Charcoal Book Club – September 2019
About the Book: Treadwell by Andrea Modica
At last year’s Chico Review, Andrea Modica was in the the process of moving to her new home. She was building a darkroom, moving furniture, and clearing out her storage unit, when she came across the last remaining copies of Treadwell - still in the original shrink-wrap, boxes, and pallet. There were just enough copies for our members.
Treadwell was Modica's first major published collection. Published in 1994, and out-of-print for nearly two decades, Treadwell is a rich, empathetic, and often wrenching study of small town family life in upstate New York.
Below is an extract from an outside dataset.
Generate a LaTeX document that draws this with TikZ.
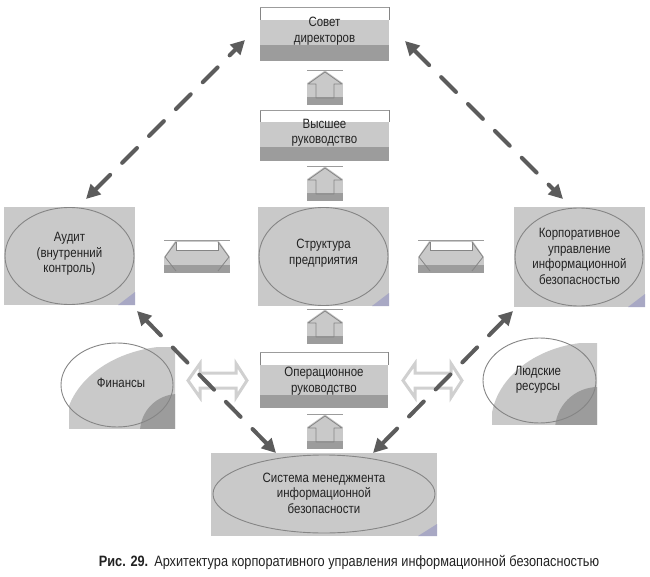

Focusing on one young girl and her extended clan of family and friends, with whom Modica forged a ten-year relationship, the images in Treadwell express pathos and humanity without sentimentality or spectacle. Including 40 exquisite duotone photographs and an essay by Pulitzer prize-winning writer E. Annie Proulx, this seminal work makes a distinguished contribution to the visual chronicle of human experience in the twentieth century.
Details
Signed, out-of-print first edition
Published in 1996
Hardcover with dust jacket
88 pp.
40 duotone illustrations
9¾x11½"
Andrea Modica was born in New York City and lives in Philadelphia, where she works as a photographer and teaches at Drexel University. She is a Guggenheim Fellow, a Fulbright Scholar and the recipient of a Knight Award. Her books include Treadwell (Chronicle), Minor League (Smithsonian Press), Barbara (Nazraeli), Human Being (Nazraeli), Fountain (Stinehour Editions) and most recently As We Wait (L’Artiere), now in its second edition. Her most recent monograph is a collection of portraits of Mummer Wenches, titled January 1 (L’Artiere). Upcoming is a book of photographs made at a horse clinic in Italy, titled Clinica Equina Bagnarola (Tis Books). Modica has exhibited extensively and has had solo exhibitions at the San Francisco Museum of Modern Art, the Cleveland Museum of Art and the San Diego Museum of Photographic Arts. Her photographs are part of the permanent collections of the Museum of Modern Art, the Metropolitan Museum of Art, the Whitney Museum of American Art, the Brooklyn Museum, the Philadelphia Museum of Art, the Smithsonian American Art Museum, the International Museum of Photography and Film at the George Eastman House, and the Bibliotheque Nationale.